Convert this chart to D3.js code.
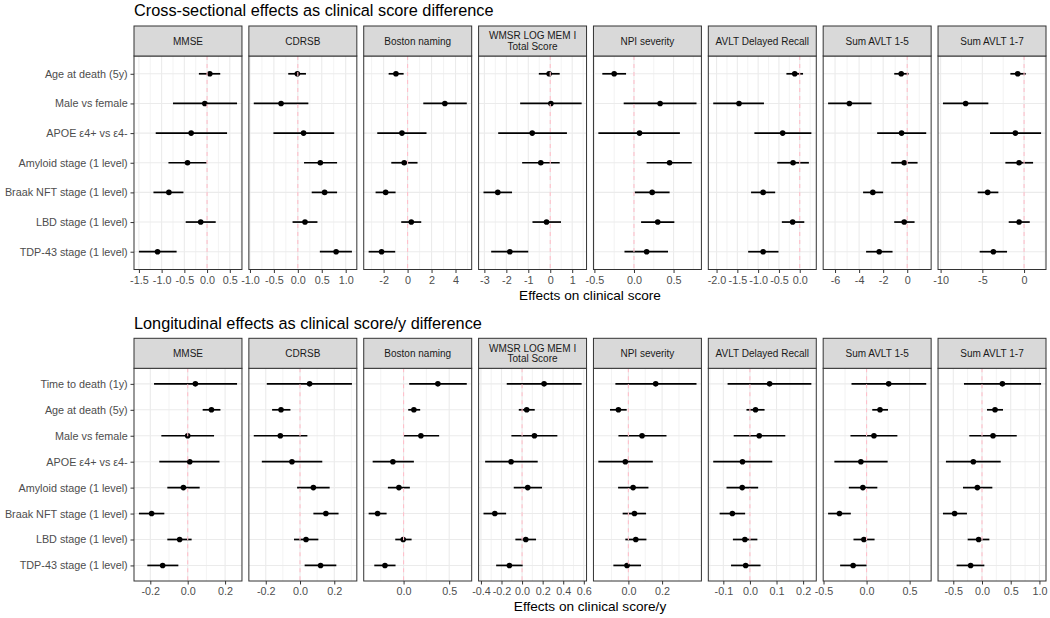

==

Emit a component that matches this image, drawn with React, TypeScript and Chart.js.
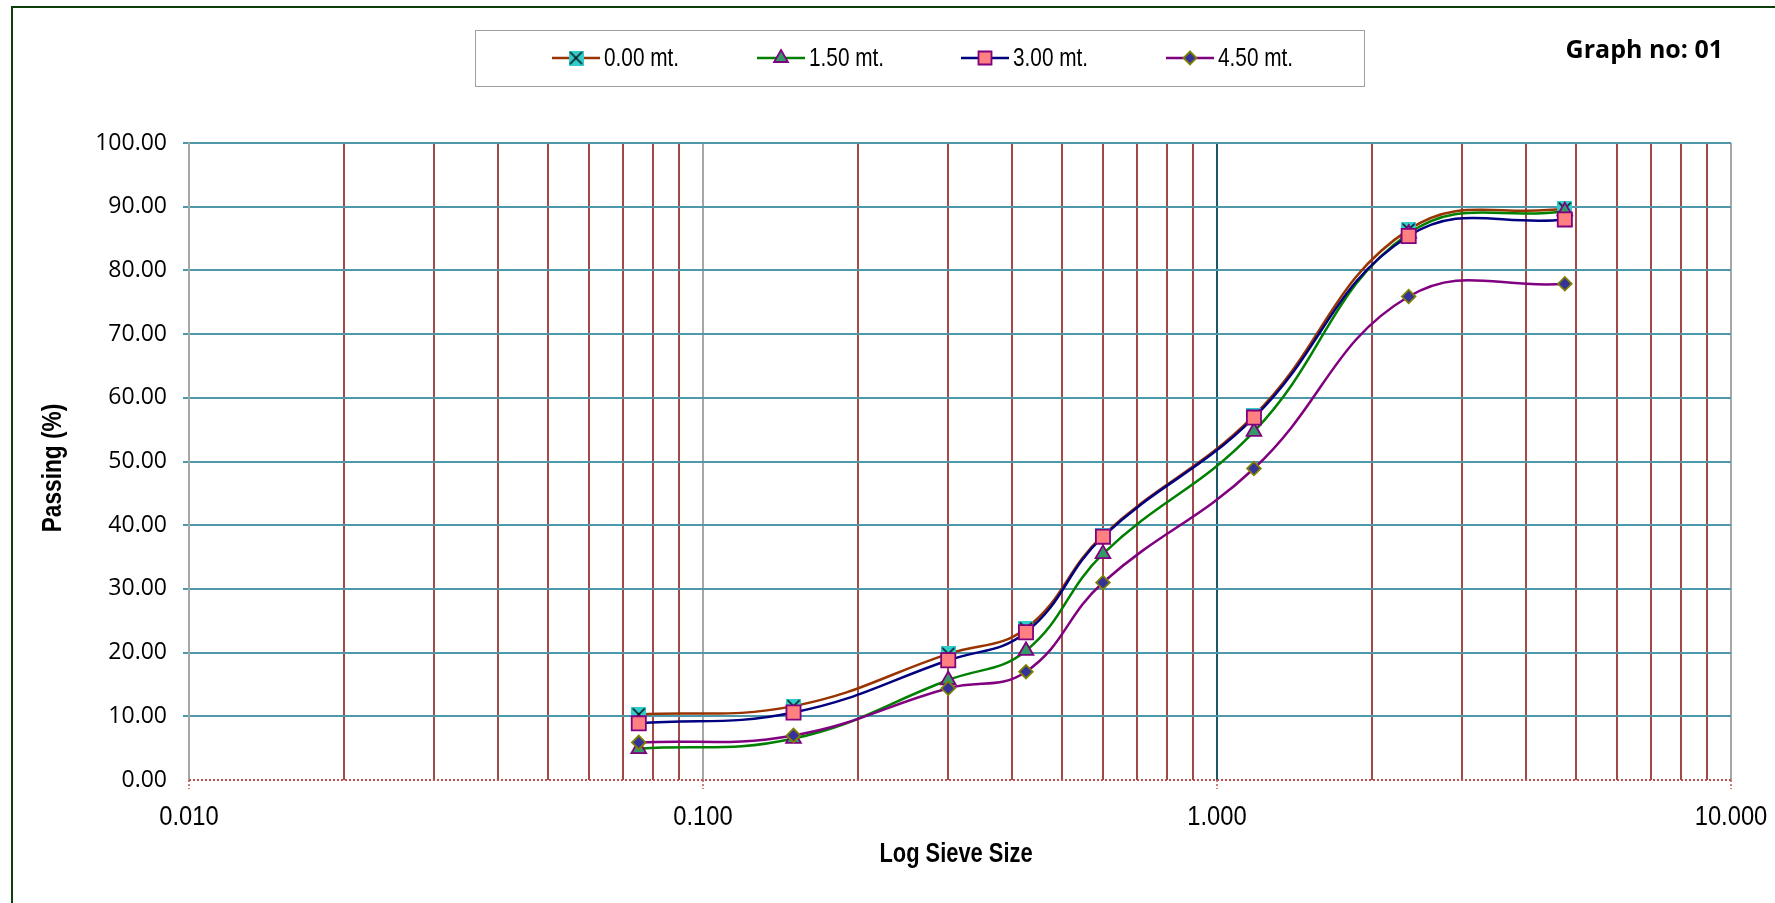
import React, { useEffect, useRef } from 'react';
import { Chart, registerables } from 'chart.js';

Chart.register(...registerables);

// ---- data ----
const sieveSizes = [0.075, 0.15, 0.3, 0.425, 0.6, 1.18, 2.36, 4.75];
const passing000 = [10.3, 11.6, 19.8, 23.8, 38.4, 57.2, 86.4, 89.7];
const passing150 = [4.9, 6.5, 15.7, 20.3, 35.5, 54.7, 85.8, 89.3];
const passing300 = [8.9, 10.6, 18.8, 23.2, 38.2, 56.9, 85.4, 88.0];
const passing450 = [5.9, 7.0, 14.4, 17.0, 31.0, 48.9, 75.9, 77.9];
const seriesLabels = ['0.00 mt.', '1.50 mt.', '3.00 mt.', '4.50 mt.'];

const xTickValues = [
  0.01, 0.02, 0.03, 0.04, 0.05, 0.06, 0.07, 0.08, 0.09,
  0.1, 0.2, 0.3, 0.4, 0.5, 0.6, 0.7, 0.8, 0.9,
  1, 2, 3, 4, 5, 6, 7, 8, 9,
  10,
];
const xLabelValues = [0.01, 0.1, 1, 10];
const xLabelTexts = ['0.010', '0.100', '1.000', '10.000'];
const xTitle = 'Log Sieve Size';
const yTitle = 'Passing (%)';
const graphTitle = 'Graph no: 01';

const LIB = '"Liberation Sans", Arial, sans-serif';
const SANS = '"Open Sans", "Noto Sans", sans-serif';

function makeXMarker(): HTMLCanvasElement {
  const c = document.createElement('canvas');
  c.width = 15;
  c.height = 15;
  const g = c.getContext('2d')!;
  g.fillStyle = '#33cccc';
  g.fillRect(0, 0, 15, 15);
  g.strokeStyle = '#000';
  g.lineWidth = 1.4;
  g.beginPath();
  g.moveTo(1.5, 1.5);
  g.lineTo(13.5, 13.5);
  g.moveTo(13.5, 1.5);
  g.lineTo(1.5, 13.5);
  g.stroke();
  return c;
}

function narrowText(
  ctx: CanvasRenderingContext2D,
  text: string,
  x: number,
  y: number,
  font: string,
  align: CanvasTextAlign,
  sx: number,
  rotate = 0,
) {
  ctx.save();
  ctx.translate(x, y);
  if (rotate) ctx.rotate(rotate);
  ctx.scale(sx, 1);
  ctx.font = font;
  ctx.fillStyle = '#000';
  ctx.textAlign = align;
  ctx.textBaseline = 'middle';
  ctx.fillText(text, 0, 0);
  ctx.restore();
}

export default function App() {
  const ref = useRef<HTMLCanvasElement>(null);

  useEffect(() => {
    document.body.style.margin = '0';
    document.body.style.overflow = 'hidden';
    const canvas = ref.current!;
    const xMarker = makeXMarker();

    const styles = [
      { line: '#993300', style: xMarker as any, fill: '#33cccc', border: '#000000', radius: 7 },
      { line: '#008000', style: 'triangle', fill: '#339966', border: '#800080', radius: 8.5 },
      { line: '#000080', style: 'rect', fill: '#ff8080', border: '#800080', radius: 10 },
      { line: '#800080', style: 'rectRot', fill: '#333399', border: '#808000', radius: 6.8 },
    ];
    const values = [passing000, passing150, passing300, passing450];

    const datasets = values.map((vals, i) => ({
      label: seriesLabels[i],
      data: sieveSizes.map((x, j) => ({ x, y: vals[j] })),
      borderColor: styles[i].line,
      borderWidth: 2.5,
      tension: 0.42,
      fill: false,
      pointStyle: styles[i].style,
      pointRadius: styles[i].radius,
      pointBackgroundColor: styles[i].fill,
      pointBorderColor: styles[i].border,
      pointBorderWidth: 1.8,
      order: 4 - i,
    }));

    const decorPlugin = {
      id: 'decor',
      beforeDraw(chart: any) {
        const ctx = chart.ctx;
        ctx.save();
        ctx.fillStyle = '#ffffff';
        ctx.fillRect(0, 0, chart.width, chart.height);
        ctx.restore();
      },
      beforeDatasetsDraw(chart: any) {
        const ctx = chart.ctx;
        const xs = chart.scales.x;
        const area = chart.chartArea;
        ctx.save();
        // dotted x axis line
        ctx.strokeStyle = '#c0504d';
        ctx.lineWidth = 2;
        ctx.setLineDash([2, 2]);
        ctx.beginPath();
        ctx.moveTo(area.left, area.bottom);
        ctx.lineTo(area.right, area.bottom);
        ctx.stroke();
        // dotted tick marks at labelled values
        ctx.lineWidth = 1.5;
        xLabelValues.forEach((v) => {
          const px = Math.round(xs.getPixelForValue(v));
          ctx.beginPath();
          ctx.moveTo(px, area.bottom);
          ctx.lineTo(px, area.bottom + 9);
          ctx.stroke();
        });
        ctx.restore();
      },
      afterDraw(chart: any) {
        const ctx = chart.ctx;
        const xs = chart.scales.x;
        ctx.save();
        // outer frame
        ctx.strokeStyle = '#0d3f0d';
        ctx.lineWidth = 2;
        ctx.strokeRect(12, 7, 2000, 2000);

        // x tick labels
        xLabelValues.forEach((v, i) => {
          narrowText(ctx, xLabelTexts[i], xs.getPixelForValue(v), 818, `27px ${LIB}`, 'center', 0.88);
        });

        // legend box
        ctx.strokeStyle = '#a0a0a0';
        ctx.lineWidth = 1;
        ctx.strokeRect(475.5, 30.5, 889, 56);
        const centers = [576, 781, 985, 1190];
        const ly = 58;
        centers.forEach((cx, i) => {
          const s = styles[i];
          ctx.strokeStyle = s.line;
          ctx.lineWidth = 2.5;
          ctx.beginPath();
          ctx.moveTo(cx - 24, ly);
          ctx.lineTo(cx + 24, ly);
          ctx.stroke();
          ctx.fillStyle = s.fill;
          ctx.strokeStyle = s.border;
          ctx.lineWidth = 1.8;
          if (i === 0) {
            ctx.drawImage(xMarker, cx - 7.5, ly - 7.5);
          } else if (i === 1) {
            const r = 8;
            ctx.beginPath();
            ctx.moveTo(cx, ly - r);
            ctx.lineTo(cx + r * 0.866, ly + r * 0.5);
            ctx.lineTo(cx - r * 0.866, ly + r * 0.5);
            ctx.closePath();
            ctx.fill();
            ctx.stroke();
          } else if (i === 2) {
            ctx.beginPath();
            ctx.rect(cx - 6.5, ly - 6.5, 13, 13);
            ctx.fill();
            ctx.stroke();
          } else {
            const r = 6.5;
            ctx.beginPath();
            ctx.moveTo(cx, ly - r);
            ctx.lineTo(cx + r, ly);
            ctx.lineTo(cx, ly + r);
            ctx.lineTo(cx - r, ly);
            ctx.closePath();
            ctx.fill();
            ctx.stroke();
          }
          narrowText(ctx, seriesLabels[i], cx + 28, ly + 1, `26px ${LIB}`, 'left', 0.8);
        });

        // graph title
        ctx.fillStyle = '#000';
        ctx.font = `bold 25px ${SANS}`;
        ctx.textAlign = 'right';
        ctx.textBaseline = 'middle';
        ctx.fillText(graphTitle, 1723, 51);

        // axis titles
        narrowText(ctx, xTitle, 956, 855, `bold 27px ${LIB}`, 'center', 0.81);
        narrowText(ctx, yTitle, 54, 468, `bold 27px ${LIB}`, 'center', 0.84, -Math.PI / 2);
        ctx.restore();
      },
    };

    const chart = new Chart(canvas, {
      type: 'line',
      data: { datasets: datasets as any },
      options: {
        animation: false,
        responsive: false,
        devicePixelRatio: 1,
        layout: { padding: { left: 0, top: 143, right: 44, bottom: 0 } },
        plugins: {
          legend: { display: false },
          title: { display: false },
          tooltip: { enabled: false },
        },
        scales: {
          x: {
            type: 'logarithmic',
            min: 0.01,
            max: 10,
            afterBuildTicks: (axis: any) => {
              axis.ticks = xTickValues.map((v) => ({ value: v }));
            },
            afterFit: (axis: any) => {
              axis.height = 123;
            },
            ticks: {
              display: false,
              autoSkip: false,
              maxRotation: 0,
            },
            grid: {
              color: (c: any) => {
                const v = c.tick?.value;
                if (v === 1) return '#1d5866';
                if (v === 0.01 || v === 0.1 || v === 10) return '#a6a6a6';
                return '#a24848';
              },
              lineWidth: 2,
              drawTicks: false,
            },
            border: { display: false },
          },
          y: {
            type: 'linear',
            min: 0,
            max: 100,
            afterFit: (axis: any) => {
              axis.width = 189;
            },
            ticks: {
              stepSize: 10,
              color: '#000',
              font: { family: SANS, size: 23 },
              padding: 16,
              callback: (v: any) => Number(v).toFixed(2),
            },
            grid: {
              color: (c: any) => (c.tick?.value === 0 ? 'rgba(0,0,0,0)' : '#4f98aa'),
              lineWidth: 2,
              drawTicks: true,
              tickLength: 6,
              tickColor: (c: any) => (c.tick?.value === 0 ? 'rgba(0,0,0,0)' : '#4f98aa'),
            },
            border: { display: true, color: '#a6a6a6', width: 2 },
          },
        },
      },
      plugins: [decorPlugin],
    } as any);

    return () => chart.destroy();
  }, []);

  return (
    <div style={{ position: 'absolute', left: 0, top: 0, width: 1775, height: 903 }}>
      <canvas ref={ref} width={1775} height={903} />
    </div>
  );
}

==

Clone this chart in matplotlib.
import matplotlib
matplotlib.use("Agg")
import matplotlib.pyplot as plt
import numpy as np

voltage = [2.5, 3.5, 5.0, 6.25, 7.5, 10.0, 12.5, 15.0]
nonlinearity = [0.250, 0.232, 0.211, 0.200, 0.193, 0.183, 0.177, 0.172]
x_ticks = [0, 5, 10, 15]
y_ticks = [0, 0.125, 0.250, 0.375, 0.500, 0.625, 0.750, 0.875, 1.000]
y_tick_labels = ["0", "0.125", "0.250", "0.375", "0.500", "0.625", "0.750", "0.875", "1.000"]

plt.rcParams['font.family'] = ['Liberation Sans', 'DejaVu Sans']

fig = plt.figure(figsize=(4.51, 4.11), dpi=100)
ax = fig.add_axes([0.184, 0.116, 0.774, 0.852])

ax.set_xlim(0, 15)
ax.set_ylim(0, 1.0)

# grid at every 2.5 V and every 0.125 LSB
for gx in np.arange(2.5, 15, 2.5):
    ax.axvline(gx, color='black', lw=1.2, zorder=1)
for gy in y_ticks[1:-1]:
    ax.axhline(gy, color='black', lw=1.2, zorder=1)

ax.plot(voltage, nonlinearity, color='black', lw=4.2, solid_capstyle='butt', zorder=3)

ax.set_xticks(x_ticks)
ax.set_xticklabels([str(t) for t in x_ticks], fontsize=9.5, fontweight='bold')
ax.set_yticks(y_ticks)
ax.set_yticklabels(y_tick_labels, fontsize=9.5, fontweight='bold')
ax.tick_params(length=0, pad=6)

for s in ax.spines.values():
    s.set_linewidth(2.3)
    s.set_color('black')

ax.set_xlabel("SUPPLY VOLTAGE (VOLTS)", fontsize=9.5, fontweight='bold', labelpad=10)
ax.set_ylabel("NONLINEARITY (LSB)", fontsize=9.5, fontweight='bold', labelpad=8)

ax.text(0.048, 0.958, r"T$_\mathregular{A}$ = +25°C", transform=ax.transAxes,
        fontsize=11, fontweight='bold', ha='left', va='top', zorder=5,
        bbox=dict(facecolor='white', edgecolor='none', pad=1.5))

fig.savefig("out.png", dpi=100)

- WORK TO COMPLETE -
Check each line above for the string "React", then copy the ones that have it.

- TASK SOLUTION -
Emit a component that matches this image, drawn with React, TypeScript and Chart.js.
import React, { useEffect, useRef } from 'react';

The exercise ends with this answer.